Exercise brief =>
For each line of the data below that holds "this", copy the line.

Extracted entries =>
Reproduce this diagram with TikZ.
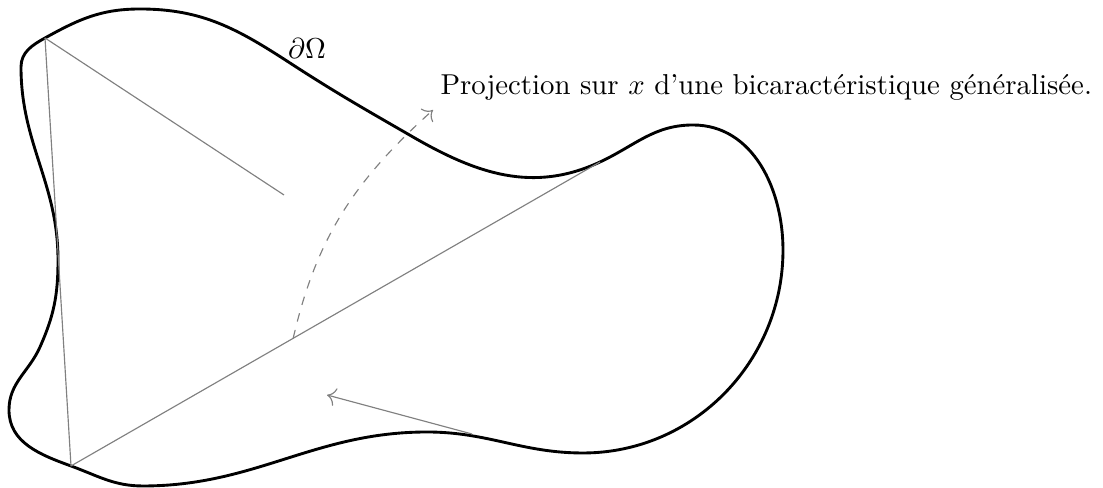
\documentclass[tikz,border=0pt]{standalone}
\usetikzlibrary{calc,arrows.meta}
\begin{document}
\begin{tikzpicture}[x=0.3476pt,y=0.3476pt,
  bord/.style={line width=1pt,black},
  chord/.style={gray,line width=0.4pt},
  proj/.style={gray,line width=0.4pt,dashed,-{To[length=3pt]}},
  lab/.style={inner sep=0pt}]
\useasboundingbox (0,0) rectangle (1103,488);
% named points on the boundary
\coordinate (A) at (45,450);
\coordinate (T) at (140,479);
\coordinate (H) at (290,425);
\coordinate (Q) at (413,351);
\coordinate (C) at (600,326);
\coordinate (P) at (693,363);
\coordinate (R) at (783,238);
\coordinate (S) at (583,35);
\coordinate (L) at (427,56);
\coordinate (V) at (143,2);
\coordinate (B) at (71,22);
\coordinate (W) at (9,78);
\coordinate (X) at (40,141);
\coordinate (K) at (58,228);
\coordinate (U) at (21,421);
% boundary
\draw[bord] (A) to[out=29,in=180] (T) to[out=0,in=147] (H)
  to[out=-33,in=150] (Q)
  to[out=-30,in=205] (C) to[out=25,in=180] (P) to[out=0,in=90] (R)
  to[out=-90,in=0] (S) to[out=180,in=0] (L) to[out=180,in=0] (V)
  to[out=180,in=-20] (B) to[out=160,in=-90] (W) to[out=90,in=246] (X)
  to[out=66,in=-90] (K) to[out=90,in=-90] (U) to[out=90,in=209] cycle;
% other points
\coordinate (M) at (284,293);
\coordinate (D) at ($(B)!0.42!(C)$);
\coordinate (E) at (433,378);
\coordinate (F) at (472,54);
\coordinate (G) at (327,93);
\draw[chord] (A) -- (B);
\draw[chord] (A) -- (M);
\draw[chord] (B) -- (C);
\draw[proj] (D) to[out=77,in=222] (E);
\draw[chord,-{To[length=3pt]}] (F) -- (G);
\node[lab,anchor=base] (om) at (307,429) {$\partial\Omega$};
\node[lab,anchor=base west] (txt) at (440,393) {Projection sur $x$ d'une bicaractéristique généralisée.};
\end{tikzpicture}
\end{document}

---

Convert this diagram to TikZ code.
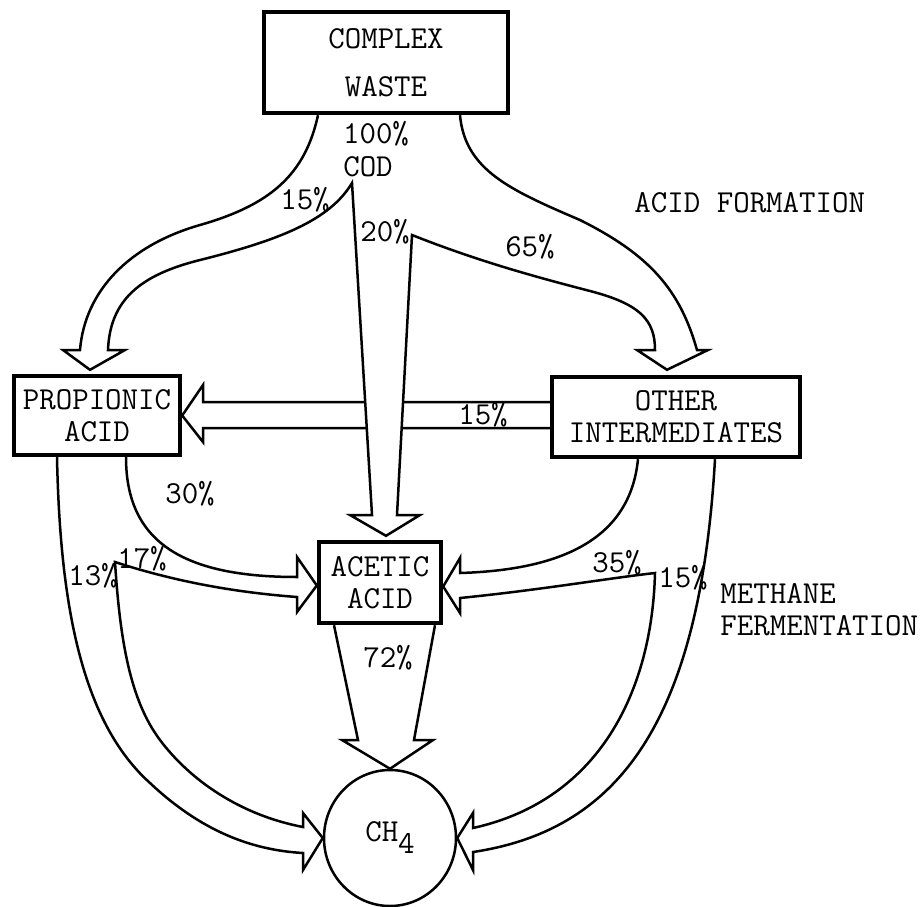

...

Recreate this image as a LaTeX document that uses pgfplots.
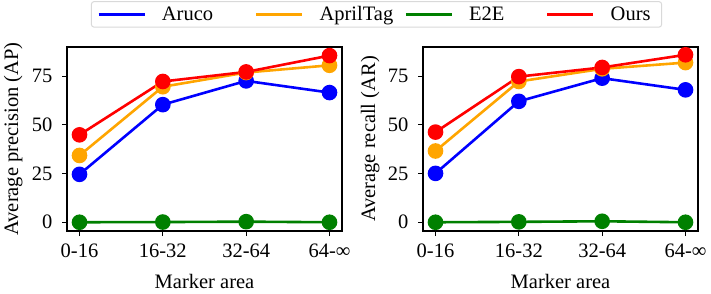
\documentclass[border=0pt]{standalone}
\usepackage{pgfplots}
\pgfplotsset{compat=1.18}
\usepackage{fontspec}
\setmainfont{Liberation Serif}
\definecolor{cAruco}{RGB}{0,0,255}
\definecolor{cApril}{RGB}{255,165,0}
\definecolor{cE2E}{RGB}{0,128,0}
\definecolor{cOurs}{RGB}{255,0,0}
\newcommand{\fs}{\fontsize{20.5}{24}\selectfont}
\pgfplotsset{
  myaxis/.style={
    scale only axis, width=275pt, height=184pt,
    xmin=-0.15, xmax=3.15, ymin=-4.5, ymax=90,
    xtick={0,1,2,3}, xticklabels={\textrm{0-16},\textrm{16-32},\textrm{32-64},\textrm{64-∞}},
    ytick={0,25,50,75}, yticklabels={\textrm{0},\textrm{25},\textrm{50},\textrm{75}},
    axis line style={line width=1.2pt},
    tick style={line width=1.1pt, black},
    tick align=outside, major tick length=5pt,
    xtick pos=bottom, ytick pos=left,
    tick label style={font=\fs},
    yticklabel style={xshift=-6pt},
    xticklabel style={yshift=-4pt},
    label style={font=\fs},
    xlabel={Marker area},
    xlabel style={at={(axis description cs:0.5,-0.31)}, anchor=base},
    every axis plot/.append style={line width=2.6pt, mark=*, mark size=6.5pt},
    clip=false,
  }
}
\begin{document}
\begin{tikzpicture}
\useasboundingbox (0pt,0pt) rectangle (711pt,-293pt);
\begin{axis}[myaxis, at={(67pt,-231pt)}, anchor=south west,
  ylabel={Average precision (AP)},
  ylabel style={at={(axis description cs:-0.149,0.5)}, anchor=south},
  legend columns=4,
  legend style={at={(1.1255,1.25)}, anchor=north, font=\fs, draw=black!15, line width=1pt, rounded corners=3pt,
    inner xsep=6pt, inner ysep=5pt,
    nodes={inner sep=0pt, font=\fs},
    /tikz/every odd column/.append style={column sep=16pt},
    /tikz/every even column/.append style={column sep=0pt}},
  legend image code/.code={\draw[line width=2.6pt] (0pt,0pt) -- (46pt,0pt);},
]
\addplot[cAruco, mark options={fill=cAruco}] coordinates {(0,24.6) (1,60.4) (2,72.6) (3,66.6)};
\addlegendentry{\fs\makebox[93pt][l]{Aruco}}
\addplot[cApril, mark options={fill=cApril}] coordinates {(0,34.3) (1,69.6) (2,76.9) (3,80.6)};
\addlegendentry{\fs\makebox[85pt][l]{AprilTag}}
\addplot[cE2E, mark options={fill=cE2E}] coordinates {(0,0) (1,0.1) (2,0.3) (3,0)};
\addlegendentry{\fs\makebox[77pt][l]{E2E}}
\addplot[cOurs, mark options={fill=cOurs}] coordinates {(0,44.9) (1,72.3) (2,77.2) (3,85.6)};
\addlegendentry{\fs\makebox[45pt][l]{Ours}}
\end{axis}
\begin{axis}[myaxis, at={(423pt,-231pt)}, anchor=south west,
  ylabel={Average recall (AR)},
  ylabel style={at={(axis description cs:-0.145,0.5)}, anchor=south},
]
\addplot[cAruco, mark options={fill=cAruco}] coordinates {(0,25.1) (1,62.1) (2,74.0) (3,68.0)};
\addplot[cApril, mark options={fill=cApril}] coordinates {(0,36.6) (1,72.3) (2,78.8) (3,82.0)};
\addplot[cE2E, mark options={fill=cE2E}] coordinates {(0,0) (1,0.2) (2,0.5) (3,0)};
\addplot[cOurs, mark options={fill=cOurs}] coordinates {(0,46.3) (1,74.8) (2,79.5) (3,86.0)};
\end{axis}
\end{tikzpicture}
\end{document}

Result =>
Reproduce this diagram with TikZ.
Convert this diagram to TikZ code.
Recreate this image as a LaTeX document that uses pgfplots.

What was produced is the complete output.